回到客厅,空荡荡的格局让我感觉有点失落,
目光触及自己平坦的小腹,心里又不可避免的一阵疼痛。
可怜我的孩子,还没来得及好好看这个世界一眼,就被自己的亲生父亲变成了一滩血水。
还有我父亲的仇,安家的一切我一定会一点一点的拿回来。
手掌紧紧握拳,指甲插进肉里我都没有丝毫感觉,这一份债,我一定要让他们血债血偿!
把我受过的痛苦十倍加在他们身上,让他们也尝尝痛不欲生的感觉。
还有黄萱,她是害死我孩子的帮凶。不就是一个小小的妇科医生吗?我要让她连医院都呆不下去。

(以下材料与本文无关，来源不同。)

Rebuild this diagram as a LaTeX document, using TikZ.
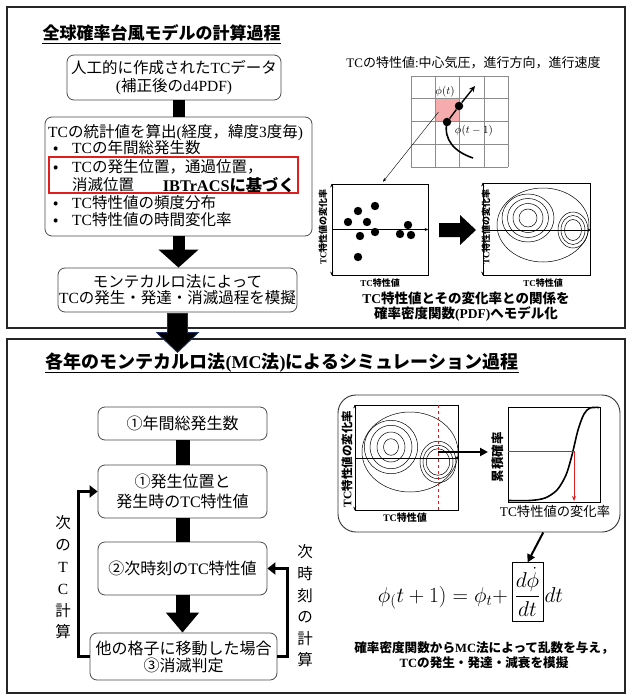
\RequirePackage{fix-cm}
\documentclass[tikz,border=0pt]{standalone}
\usepackage[no-math]{fontspec}
\setmainfont{Noto Sans CJK JP}
\newfontfamily\latf{Liberation Serif}
\usetikzlibrary{arrows.meta,calc}
\newcommand\Lat[1]{{\latf #1}}
\newcommand\fsz[2]{\fontsize{#1}{#2}\selectfont}
\definecolor{navyc}{RGB}{25,45,95}
\definecolor{redc}{RGB}{225,30,30}
\definecolor{pinkc}{RGB}{246,172,172}
\begin{document}
\begin{tikzpicture}[x=1pt,y=-1pt,
 panel/.style={draw=black!85,line width=1.3pt},
 rbox/.style={draw=black!70,line width=0.8pt,rounded corners=7pt,inner sep=0pt},
 tx/.style={inner sep=0pt,font=\fsz{15.5}{18}},
 bar/.style={line width=12pt},
 bigarr/.style={line width=12pt,-{Triangle[width=39pt,length=18pt]}},
 loopar/.style={line width=3.5pt,-{Triangle[width=12pt,length=8pt]}},
 ax/.style={line width=0.5pt},
 tipr/.style={-{Stealth[length=3.5pt,width=3pt]}},
 tips/.style={{Stealth[length=3.5pt,width=3pt]}-{Stealth[length=3.5pt,width=3pt]}},
 dot/.style={circle,fill=black,inner sep=0pt,minimum size=8.5pt},
 plotbox/.style={draw,line width=0.5pt,inner sep=0pt},
 small/.style={inner sep=0pt,font=\bfseries\fsz{9}{9}},
 ring/.style={line width=0.5pt},
 thickarr/.style={line width=2pt,-{Triangle[width=8pt,length=8pt]}}]

\useasboundingbox (0,0) rectangle (628,695);
\fill[white] (0,0) rectangle (628,695);
\draw[panel] (7,7) rectangle (625,328);
\draw[panel] (7,339) rectangle (625,693);

% ---------- top panel ----------
\node[inner sep=0pt,font=\bfseries\fsz{17}{17}] (t1) at (161.5,33) {全球確率台風モデルの計算過程};
\draw[line width=1pt] ($(t1.base west)+(0,3.5)$) -- ($(t1.base east)+(0,3.5)$);

\node[rbox,minimum width=214pt,minimum height=45pt,align=center,font=\fsz{15.5}{18}] (b1) at (174,77.5)
  {人工的に作成された\Lat{TC}データ\\\Lat{(}補正後の\Lat{d4PDF)}};

\node[rbox,minimum width=267pt,minimum height=119pt] (b2) at (178.5,176.5) {};
\node[tx,anchor=west] (l0) at (48,133) {\Lat{TC}の統計値を算出\Lat{(}経度，緯度\Lat{3}度毎\Lat{)}};
\node[tx,anchor=west] (l1) at (53,148) {\makebox[19pt][l]{•}\Lat{TC}の年間総発生数};
\node[tx,anchor=west] (l2) at (53,167) {\makebox[19pt][l]{•}\Lat{TC}の発生位置，通過位置，};
\node[tx,anchor=west] (l3) at (72,185) {消滅位置};
\node[inner sep=0pt,anchor=east,font=\bfseries\fsz{16.3}{18}] (ib) at (295,185) {\Lat{IBTrACS}に基づく};
\node[tx,anchor=west] (l4) at (53,203) {\makebox[19pt][l]{•}\Lat{TC}特性値の頻度分布};
\node[tx,anchor=west] (l5) at (53,220) {\makebox[19pt][l]{•}\Lat{TC}特性値の時間変化率};
\draw[redc,line width=1.3pt] (49,157) rectangle (298,193);

\node[rbox,minimum width=239pt,minimum height=44pt,align=center,font=\fsz{15.5}{16}] (b3) at (177.5,290)
  {モンテカルロ法によって\\\Lat{TC}の発生・発達・消滅過程を模擬};

\draw[bar] (b2.north |- b1.south) -- (b2.north);
\draw[bigarr] (b2.south) -- (b2.south |- b3.north);
\filldraw[fill=black,draw=navyc,line width=0.8pt] ($(b3.south)+(-10,1)$) -- ++(0,19) -- ++(-11,0) -- ++(21,20) -- ++(21,-20) -- ++(-11,0) -- ++(0,-19) -- cycle;

% top right
\node[inner sep=0pt,font=\fsz{13}{13}] (cap) at (473.5,63) {\Lat{TC}の特性値\Lat{:}中心気圧，進行方向，進行速度};
\node[fill=pinkc,inner sep=0pt,minimum width=24.25pt,minimum height=22.75pt] (pk) at (447.4,110.1) {};
\foreach \i in {0,...,4} {
  \draw[black!45,line width=0.5pt] ({411+24.25*\i},76) -- ({411+24.25*\i},167);
  \draw[black!45,line width=0.5pt] (411,{76+22.75*\i}) -- (508,{76+22.75*\i});
}
\node[dot] (d1) at (459,106) {};
\node[dot] (d0) at (447,122) {};
\coordinate (tipc) at (475,86);
\draw[line width=1.4pt] (d0) -- (d1);
\draw[line width=1.4pt,-{Stealth[length=6pt,width=5.5pt]}] (d1) -- (tipc);
\draw[line width=1.6pt] (d0.center) .. controls (443,140) and (455,152) .. (473,158);
\node[inner sep=0pt,font=\fsz{11}{11}] (phit) at (445,92) {$\phi(t)$};
\node[inner sep=0pt,font=\fsz{11}{11}] (phit1) at (474,131) {$\phi(t-1)$};

% scatter plot
\node[plotbox,minimum width=96pt,minimum height=91pt] (sc) at (380,229.5) {};
\draw[ax,tipr] (sc.west) -- (sc.east);
\draw[ax,tips] (sc.south west) -- (sc.north west);
\draw[line width=0.4pt,-{Stealth[length=4pt,width=3pt]}] ($(pk.center)+(-9,2)$) -- ($(sc.north)+(3,-2)$);
\foreach \p in {(348,222),(358,211),(375,206),(367,222),(360,236),(375,232),(400,234),(408,225),(411,235),(358,257)}
  \fill \p circle (4.2);
\node[small,rotate=90] (sy) at (323,227) {\Lat{TC}特性値の変化率};
\node[small] (sx) at (380,283) {\Lat{TC}特性値};

\fill (439,223) -- (460,223) -- (460,215) -- (476,230) -- (460,245) -- (460,237) -- (439,237) -- cycle;

% contour plot
\node[plotbox,minimum width=107pt,minimum height=92pt] (ct) at (536.5,229) {};
\draw[ax,tipr] (483,230) -- (591,230);
\draw[ax,tips] (ct.south west) -- (ct.north west);
\draw[ring] (543,225) ellipse[x radius=46,y radius=37];
\foreach \a/\b in {9/9,15/14.5,20.5/19.5,26/24} \draw[ring] (528,218) ellipse[x radius=\a,y radius=\b];
\foreach \a/\b in {8.5/10.5,12/14.5,15/18} \draw[ring] (573,230) ellipse[x radius=\a,y radius=\b];
\node[small,rotate=90] (cy1) at (486,227) {\Lat{TC}特性値の変化率};
\node[small] (cx1) at (543,283) {\Lat{TC}特性値};

\node[inner sep=0pt,font=\bfseries\fsz{13.5}{15},align=center] (capb) at (466,307)
  {\Lat{TC}特性値とその変化率との関係を\\確率密度関数\Lat{(PDF)}へモデル化};

% ---------- bottom panel ----------
\node[inner sep=0pt,font=\bfseries\fsz{18}{18}] (t2) at (282,363) {各年のモンテカルロ法\Lat{(MC}法\Lat{)}によるシミュレーション過程};
\draw[line width=1pt] ($(t2.base west)+(0,3.5)$) -- ($(t2.base east)+(0,3.5)$);

\node[rbox,minimum width=169pt,minimum height=33pt,font=\fsz{16}{18}] (A) at (182.5,423.5) {①年間総発生数};
\node[rbox,minimum width=169pt,minimum height=53pt,align=center,font=\fsz{16}{20}] (B) at (182.5,491.5) {①発生位置と\\発生時の\Lat{TC}特性値};
\node[rbox,minimum width=169pt,minimum height=53pt,font=\fsz{16}{18}] (C) at (182.5,568.5) {②次時刻の\Lat{TC}特性値};
\node[rbox,minimum width=187pt,minimum height=47pt,align=center,font=\fsz{16}{17}] (D) at (183.5,656.5) {他の格子に移動した場合\\③消滅判定};

\draw[line width=14pt] (A) -- (B);
\draw[line width=14pt] (B) -- (C);
\draw[line width=14pt,-{Triangle[width=32pt,length=20pt]}] (C) -- (C.south |- D.north);
\draw[loopar] (D.west) -- ++(-11,0) |- (B.west);
\draw[loopar] (D.east) -- ++(10,0) |- (C.east);

\node[inner sep=0pt,align=center,font=\fsz{15.5}{21.8}] (vl) at (63,577.5) {次\\の\\\Lat{T}\\\Lat{C}\\計\\算};
\node[inner sep=0pt,align=center,font=\fsz{15.5}{21.6}] (vr) at (305,606) {次\\時\\刻\\の\\計\\算};

% right part
\node[draw=black!80,line width=0.9pt,rounded corners=18pt,minimum width=282pt,minimum height=137pt,inner sep=0pt] (pn) at (479,463.5) {};

\node[plotbox,minimum width=103pt,minimum height=105pt] (ct2) at (406.5,457.5) {};
\draw[ax,tipr] (355,458) -- (459,458);
\draw[ax,tips] (ct2.south west) -- (ct2.north west);
\draw[ring] (410,452) ellipse[x radius=48,y radius=40];
\foreach \a/\b in {7.5/8.3,14/15,21/21.7,26.7/26.7} \draw[ring] (391,447) ellipse[x radius=\a,y radius=\b];
\foreach \a/\b in {11.7/13.3,15/16.7,18/20.8} \draw[ring] (438,462) ellipse[x radius=\a,y radius=\b];
\draw[redc,dashed,line width=0.7pt] (438,405) -- (438,510);
\coordinate (rc) at (438,452);
\coordinate (ae) at (488,452);
\draw[thickarr] (rc) -- (ae);
\node[inner sep=0pt,font=\bfseries\fsz{11.5}{11.5},rotate=90] (cy2) at (347,459) {\Lat{TC}特性値の変化率};
\node[inner sep=0pt,font=\bfseries\fsz{10}{10}] (cx2) at (405,518) {\Lat{TC}特性値};

\node[plotbox,minimum width=92pt,minimum height=95pt] (cdf) at (554,454.5) {};
\draw[line width=1.6pt] plot[smooth] coordinates {(509,500.5) (530,500.5) (545,498) (557,490) (566,475) (572,455) (578,430) (584,414) (590,408) (599,407.5)};
\draw[redc,line width=0.8pt] (cdf.west |- 0,451) -- (574,451);
\draw[redc,line width=0.8pt,-{Stealth[length=5pt,width=4pt]}] (574,451) -- (574,501);
\node[inner sep=0pt,font=\bfseries\fsz{12.5}{12.5},rotate=90] (cy3) at (498,457) {累積確率};
\node[inner sep=0pt,font=\fsz{13.3}{13.3}] (cx3) at (555,511) {\Lat{TC}特性値の変化率};

% equation
\node[inner sep=0pt,anchor=base east,font=\fsz{21.5}{24}] (eqL) at (508,602) {$\phi_(t+1)=\phi_t+$};
\node[draw,line width=0.6pt,inner sep=0pt,minimum width=31pt,minimum height=59pt,anchor=base,font=\fsz{21.5}{24}] (eqb) at (527.5,602) {$\displaystyle\frac{d\dot{\phi}}{dt}$};
\node[inner sep=0pt,anchor=base west,font=\fsz{21.5}{24}] (eqR) at ($(eqb.east |- eqb.base)+(1,0)$) {$dt$};
\draw[thickarr] ($(pn.south west)!0.727!(pn.south east)$) -- (eqb.north);

\node[inner sep=0pt,font=\bfseries\fsz{12.6}{15},align=center] (capc) at (484,655.5)
  {確率密度関数から\Lat{MC}法によって乱数を与え，\\\Lat{TC}の発生・発達・減衰を模擬};
\end{tikzpicture}
\end{document}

她当初给我做产检的时候,报告是假的,不然我也不会去打胎,那份伪造的证据也不知道能不能找得到了。
只要拿到了那份证据,我要让黄萱身败名裂。
我知道这一条路很偏,但是傅向然现在没有时间去理会我这点事情,报仇我想靠自己的努力。
扳倒林辰不难,但是安家的根基是很早之前就有的,一时半会还做不到。
只能从黄萱这方面下手了。
但是接下来的这几天我却没有机会出去,不知道傅向然是抱着什么样的心思,居然以让我好好调养身体为由,不让我出去。

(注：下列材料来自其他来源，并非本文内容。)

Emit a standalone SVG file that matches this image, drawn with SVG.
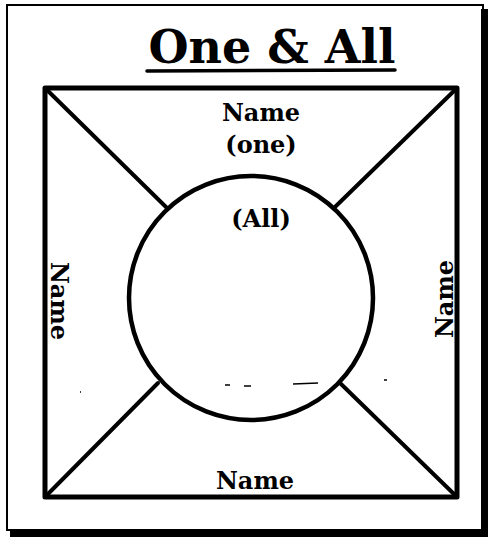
<svg xmlns="http://www.w3.org/2000/svg" width="488" height="538" viewBox="0 0 488 538">
<style>
.t{font-family:"DejaVu Serif","Liberation Serif",serif;font-weight:bold;fill:#000}
.lab{font-size:24px}
.ln{stroke:#000;fill:none;stroke-linecap:round}
</style>
<rect width="488" height="538" fill="#fff"/>
<g id="frame">
<rect x="7" y="5" width="476" height="525" fill="none" stroke="#000" stroke-width="2"/>
<rect x="481" y="9" width="7" height="528" fill="#000"/>
<rect x="10" y="529" width="478" height="8" fill="#000"/>
</g>
<g id="title">
<text class="t" x="272" y="63" font-size="46" text-anchor="middle">One &amp; All</text>
<line class="ln" x1="147" y1="71" x2="395" y2="70" stroke-width="3.5"/>
</g>
<g id="connectors">
<line class="ln" x1="45" y1="88" x2="167" y2="208" stroke-width="4"/>
<line class="ln" x1="457" y1="88" x2="335" y2="207" stroke-width="4"/>
<line class="ln" x1="45" y1="497" x2="158" y2="383" stroke-width="4"/>
<line class="ln" x1="457" y1="497" x2="340" y2="383" stroke-width="4"/>
</g>
<g id="square">
<rect x="45" y="88" width="412" height="409" fill="none" stroke="#000" stroke-width="5" stroke-linejoin="round"/>
</g>
<g id="circle">
<circle cx="251" cy="298" r="122" fill="none" stroke="#000" stroke-width="4.5"/>
<text class="t lab" x="261" y="227" text-anchor="middle">(All)</text>
</g>
<g id="name-top">
<text class="t lab" x="261" y="121" text-anchor="middle">Name</text>
<text class="t lab" x="261" y="153" text-anchor="middle">(one)</text>
</g>
<g id="name-bottom">
<text class="t lab" x="255" y="489" text-anchor="middle">Name</text>
</g>
<g id="name-left">
<text class="t lab" transform="translate(51,301) rotate(90)" text-anchor="middle">Name</text>
</g>
<g id="name-right">
<text class="t lab" transform="translate(453,299) rotate(-90)" text-anchor="middle">Name</text>
</g>
<g id="specks" stroke="#000" stroke-width="1.5">
<line x1="225" y1="385" x2="230" y2="385"/>
<line x1="244" y1="386" x2="251" y2="386"/>
<line x1="293" y1="384" x2="318" y2="383"/>
<line x1="384" y1="380" x2="387" y2="380"/>
<line x1="80" y1="392" x2="81" y2="392"/>
</g>
</svg>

无奈之下我只好安心呆在家里期间林辰换了几个号码给我打过电话,全部被我挂断,最后我直接将手机号换了。
偶尔会见到傅向然几面,但是都没有时间说话。晚上我休息的时候他刚刚回来,早上我起床的时候他已经不见了。
我和林辰的离婚手续办的很快,我连面都不用出,就已经办好了。
只是我和傅向然的关系还很平淡,如果不是我和他的事情我还有所记忆,我估计觉得我和他的相遇就是一个梦来的。

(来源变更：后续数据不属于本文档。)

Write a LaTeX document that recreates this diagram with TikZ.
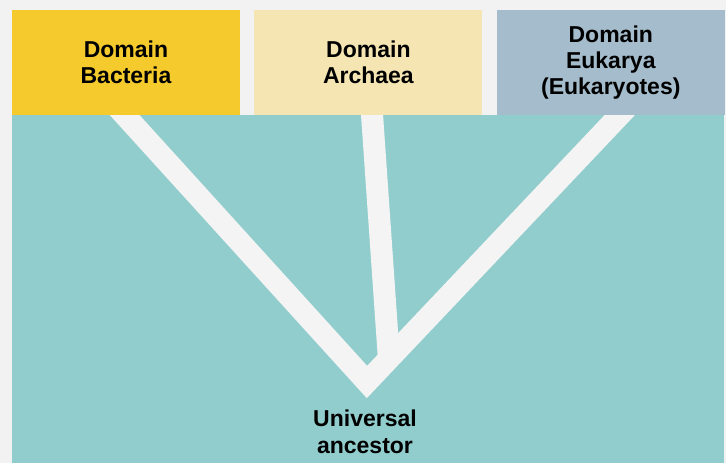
\documentclass[tikz,border=0pt]{standalone}
\usepackage{fontspec}
\setmainfont{Liberation Sans}
\usetikzlibrary{positioning}
\definecolor{pagegray}{HTML}{F2F2F2}
\definecolor{treeteal}{HTML}{92CDCD}
\definecolor{bactyellow}{HTML}{F5CA2C}
\definecolor{archcream}{HTML}{F4E5B2}
\definecolor{eukblue}{HTML}{A4BCCB}
\definecolor{branchwhite}{HTML}{F4F4F4}

\begin{document}
\begin{tikzpicture}[
    x=1pt, y=-1pt,
    domainbox/.style={rectangle, inner sep=0pt, minimum width=228pt, minimum height=105pt, align=center, font=\bfseries\fontsize{23}{26}\selectfont},
    branch/.style={draw=branchwhite, line width=22pt, line join=miter}
]
% Background
\fill[pagegray] (0,0) rectangle (726,463);
\fill[treeteal] (12,115) rectangle (724,463);

% Domains
\node (bacteria) [domainbox, fill=bactyellow] at (126,62.5) {Domain\\Bacteria};
\node (archaea) [domainbox, fill=archcream, right=14pt of bacteria] {Domain\\Archaea};
\node (eukarya) [domainbox, fill=eukblue, right=14pt of archaea] {Domain\\Eukarya\\(Eukaryotes)};

% Root
\node (ancestor) [font=\bfseries\fontsize{23}{27}\selectfont, align=center] at (365,432) {Universal\\ancestor};

% Tree
\coordinate (root) at (367,382);
\coordinate (split) at (389,360);
\coordinate (bacttop) at (111,100);
\coordinate (archtop) at (371,100);
\coordinate (euktop) at (634,100);
\begin{scope}
\clip (12,115) rectangle (724,463);
\draw [branch] (archtop) -- (split);
\draw [branch] (bacttop) -- (root) -- (euktop);
\end{scope}

\end{tikzpicture}
\end{document}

我的身体好的差不多之后我和他提了一句我想要去医院,傅向然很快就明白了我的意图,问我要不要带人过去。
我自然知道他的用意,连忙拒绝。我去黄萱的医院只是为了调查事情,带太多人反而很显眼。
“有事给我打电话。”傅向然在后面淡淡出声,明明是再简单不过的一件事情,却让我差点想要落泪。
以前我父亲在的时候也是这样,不管去哪里他都要说这一句话。
“嗯。”我胡乱点了点头,强忍着心底涌上来的酸涩,快速推开门离开。
我忘记了这里是别墅去根本就没有出租车会来到这个地方,我正犹豫着要不要回去的时候一辆黑色的车停在我的面前。
车窗缓缓摇下,露出傅向然的脸。
“上车吧,我刚好要去公司,顺路。”他无比淡然说出这句话,让我有点局促。
不会是他想要搭我去医院才这样说的吧。
我有点局促,因为我不是很想让他和我一起去医院,“别看了,这里没有出租车。”
傅向然看穿了我的意图,直接告诉我,我当然知道这里没有出租车,只不过我觉得两个人呆在一个狭小的空间里面很尴尬。
“那麻烦了。”我打开车门坐下,两只手不知道要往哪里放。
车子缓缓发动,不过这一次傅向然说的是真的,他到了公司就把我放下来了,还让别的司机把我搭去医院。
虽然我觉得这样很麻烦,但是我依旧乖乖的听傅向然的话。
黄萱可以说是我最要好的一个朋友,她家境一般,但是她从来不会去攀比什么,反而很认真的做好自己。
每次我被人欺负了,她都会帮我出头,英语六级过不了,她熬夜给我复习。
她对我的好,我都记得。但是这不代表我就会原谅她。不管她和林辰之间是谁先开的口,最后酿成错误的是他们,害死的是我的孩子。
我脾气好,不代表我没有底线和原则。只不过想起和她的点点滴滴我还是觉得很心疼。
她最后和我反目成仇,做了那么对不起我的事情,我是不会心软的。
傅向然给了我一份近几年黄萱的资料,让我明白,原来她这一切都是有目的的。
如果没有猜错黄萱肚子里很有可能坏了林辰的孩子。这就是为什么她迫不及待要和我摊牌了吧。
故意挑了一个她不在的时候去调查证据,一来是不想和她正面杠上二来我也不想在这样一个公共场合之下丢了我的面子。
医院里面人来人往,恍惚我又回到了来做产检的那一刻。
“这位小姐不好意思,我们这里没有你的产检报告。”护士的话让我瞬间愣在原地,我顺着之前的记忆来到了这里,但是为什么会没有我的产检报告?
是不是弄错了什么,医院里面不是会有备份的吗?还是黄萱暗地里又做了什么手脚。
“怎么可能,你再帮我找找,就这个月的。”我有点着急,这个产检报告对我来说的确很重要,只要找到了这个,扳倒黄萱没有问题。
而且现在黄萱和林辰走的很近,顺便把他拉下水也不错。
“不好意思,我们这里的确没有。”护士抱歉的对我摇了摇头,然后去忙着其他事情。
心顿时就凉了半截,我愣在原地,许久才和护士说了一声谢谢。
也是,黄萱怎么可能会留下证据让我去找呢?还是我太愚蠢了,我自嘲的笑笑。
忽然之间就很绝望,好不容易有了一条线索就这样断掉了,现在的我还是那么弱小,我要拿什么去和别人比,拿什么去报仇。
可是我的孩子就这样死了,被那对狗男女害死了,而我身为他的母亲,却什么也做不了。
一种深深地无力感涌上心头,同时对他们的很易也席卷而来。
好很,好恨啊!
我死命咬着自己的嘴唇,什么时候出血了我也不知道。
站在大厅之中身边人来人往都对我报以疑惑的目光,我恍然不觉。
我一步一步朝着电梯走去,心里一片麻木。